C’est vraiment amusant, cette arnaque sémantique, parce que finalement c’est un peu la seule de nos ruses de militants qui voulaient devenir modernes qui a fonctionné.
A la fin des années 90, c’était horriblement has been, d’être genre militant révolutionnaire classique. Bon déjà, on avait eu la chute du Mur de Berlin. C’était pas seulement l’effondrement des staliniens, c’était l’effondrement tout court, la révolution ça ne faisait pas rêver. Et en plus, on avait Robert Hue ou des trucs comme ça. Les anarchistes, c’était pas mieux, les gens aimaient bien le style mais bon après de là à militer sur la base de révolutions ratées y’a 70 ans, bon.
Non, militer c’était un gros mot. Ringard et suranné. Comme “journal militant”, Comme “parti” ou “organisation”.
Il fallait plus dire ça. Il fallait dire ” réseaux” , “coordination”, “activiste”. Et “alternatif”. Gommer la notion de conflictualité, d’opposition, non , fallait être vecteur d’agitation et de cogitation, tu vois. Entre individus totalement libres et indépendants, pas de rapports de pouvoir, mais non, mais non.
Donc du coup, hors de question de faire un “site militant”. Ben non, “média alternatif”. Objectif, neutre, indépendant. Surtout que les gens croient pas s’engager avec toi, hein.
Le vrai média alternatif vraiment alternatif
Donc après évidemment, il y a eu la concurrence des médias alternatifs. Non, pas la concurrence des organes militants, pas celle de la deux cent dix huitième internationale contre la quatre cent vingt quatrième mais imaginaire celle là, ouf. Celle du “vrai média alternatif et indépendant”, contre les faux qui étaient en réalité des organes de presse militante dissimulée.
Bon, en plus, les fascistes eux aussi avaient adopté ce style là, et leurs médias alternatifs étaient beaucoup plus puissants, parce qu’ils étaient plus puissants.
Et le problème c’est que tout cet enfumage sémantique avait tellement bien marché que les prétendus médias alternatifs des fascistes ont cartonné.
Et que nous, on ne se souvenait même plus de la manière de critiquer tout cela. On ne savait que répéter ” Non, mais ce ne sont pas de vrais médias alternatifs, les vrais, c’est nous”.
Et ça continue.
Et ça ne vas pas s’arrêter. Jusqu’à ce qu’on se dise les choses. Il n’y pas de “médias alternatifs” aux faux médias alternatifs . Il y a des sites dont la vocation est de faire de la politique.

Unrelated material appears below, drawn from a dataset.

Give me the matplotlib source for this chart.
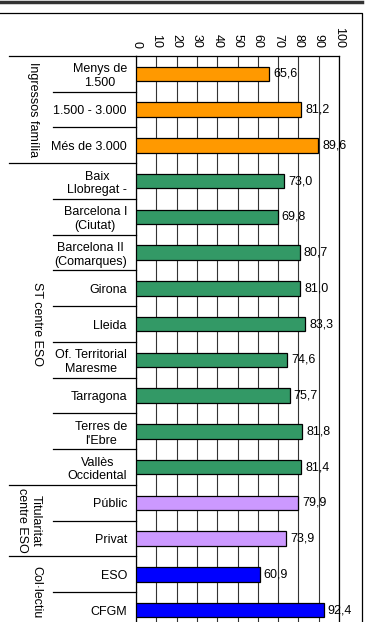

C’est à dire des sites où nous nous exprimons sur le réel en tant que militants essentiellement pour convaincre les gens qu’on peut changer le monde dans le sens qui nous parait le mieux. Aussi bien , nous sommes tout sauf objectifs et désintéressés. Tous. Et à chaque fois qu’on dit ” La vérité est révolutionnaire”, ce qu’on dit, c’est pas qu’on est des amoureux du Vrai Absolu, c’est qu’on pense avoir toujours raison sauf les fois où on s’est trompés mais c’était la faute des autres.
Tout ça pour dire qu’en tout cas, chez moi, c’est pas plus l’AFP que chez Le Media. Je suis aussi partiale qu’eux sauf que je n’ai pas pris le même parti. Mais j’en ai pris un, je te préviens. Et je me méfie plus que tout de ceux qui prétendent n’en avoir aucun. Je suis pas là pour proposer une alternative, j’ai une ligne.
Si tu veux pas aller là où elle va, ben t’y va pas, ceci étant. Je suis bien obligée de te laisser cette alternative, mais parfois, ça m’ennuie un peu, je t’avoue parce que j’ai raison, quand même.